**EXERCISE DIRECTIONS**
Skipping all pictures, set down the lines of the listing from the first through the one with "plt.rcParams['font.family'] = ['Liberation".

### DATA SHOWN ###

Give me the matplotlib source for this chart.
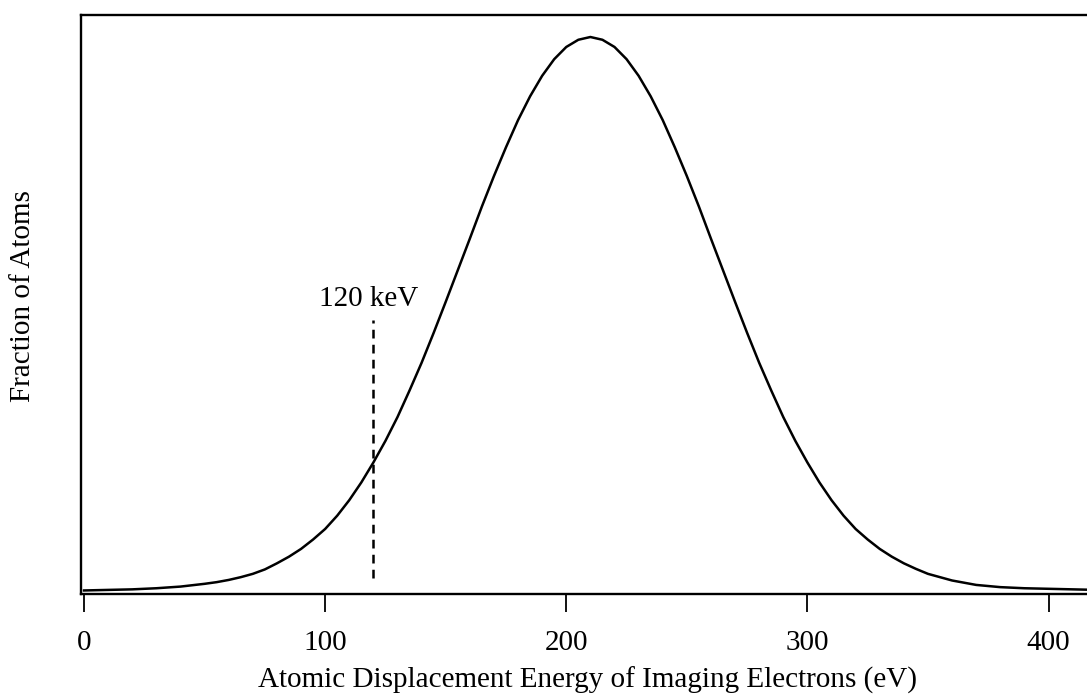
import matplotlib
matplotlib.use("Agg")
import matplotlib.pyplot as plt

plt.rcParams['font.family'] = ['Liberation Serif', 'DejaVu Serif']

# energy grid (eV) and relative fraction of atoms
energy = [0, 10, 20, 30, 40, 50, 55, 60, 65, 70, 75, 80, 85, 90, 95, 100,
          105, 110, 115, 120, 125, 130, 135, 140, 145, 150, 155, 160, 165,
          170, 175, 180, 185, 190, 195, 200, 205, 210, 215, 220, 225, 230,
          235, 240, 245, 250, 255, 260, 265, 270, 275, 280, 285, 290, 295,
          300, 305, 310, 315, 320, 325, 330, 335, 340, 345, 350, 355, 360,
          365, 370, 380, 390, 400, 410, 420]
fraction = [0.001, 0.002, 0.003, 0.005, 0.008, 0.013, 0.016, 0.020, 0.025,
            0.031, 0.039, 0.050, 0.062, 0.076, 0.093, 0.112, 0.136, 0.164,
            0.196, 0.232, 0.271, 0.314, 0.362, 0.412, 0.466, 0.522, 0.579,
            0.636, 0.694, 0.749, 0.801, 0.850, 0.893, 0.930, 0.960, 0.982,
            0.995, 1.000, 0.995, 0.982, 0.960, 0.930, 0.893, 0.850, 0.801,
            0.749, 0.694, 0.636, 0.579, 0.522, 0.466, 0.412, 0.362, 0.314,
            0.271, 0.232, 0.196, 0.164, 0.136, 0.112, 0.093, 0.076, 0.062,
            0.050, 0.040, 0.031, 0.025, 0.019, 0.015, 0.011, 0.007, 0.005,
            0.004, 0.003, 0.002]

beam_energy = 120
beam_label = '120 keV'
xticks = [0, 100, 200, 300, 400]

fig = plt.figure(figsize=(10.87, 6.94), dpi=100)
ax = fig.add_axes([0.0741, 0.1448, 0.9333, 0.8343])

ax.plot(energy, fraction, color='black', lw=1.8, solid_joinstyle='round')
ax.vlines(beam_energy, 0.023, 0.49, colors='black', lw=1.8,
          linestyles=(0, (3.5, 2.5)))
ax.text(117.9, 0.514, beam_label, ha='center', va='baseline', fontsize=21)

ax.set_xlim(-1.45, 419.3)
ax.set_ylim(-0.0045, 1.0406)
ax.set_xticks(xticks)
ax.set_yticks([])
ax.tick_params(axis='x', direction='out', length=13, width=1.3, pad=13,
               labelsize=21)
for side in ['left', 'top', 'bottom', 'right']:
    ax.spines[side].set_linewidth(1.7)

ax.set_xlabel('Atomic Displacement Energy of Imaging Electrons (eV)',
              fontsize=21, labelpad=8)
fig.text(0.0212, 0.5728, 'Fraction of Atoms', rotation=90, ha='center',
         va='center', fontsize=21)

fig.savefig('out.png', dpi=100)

###

**ANSWER TO THE TASK**
Give me the matplotlib source for this chart.
import matplotlib
matplotlib.use("Agg")
import matplotlib.pyplot as plt

plt.rcParams['font.family'] = ['Liberation Serif', 'DejaVu Serif']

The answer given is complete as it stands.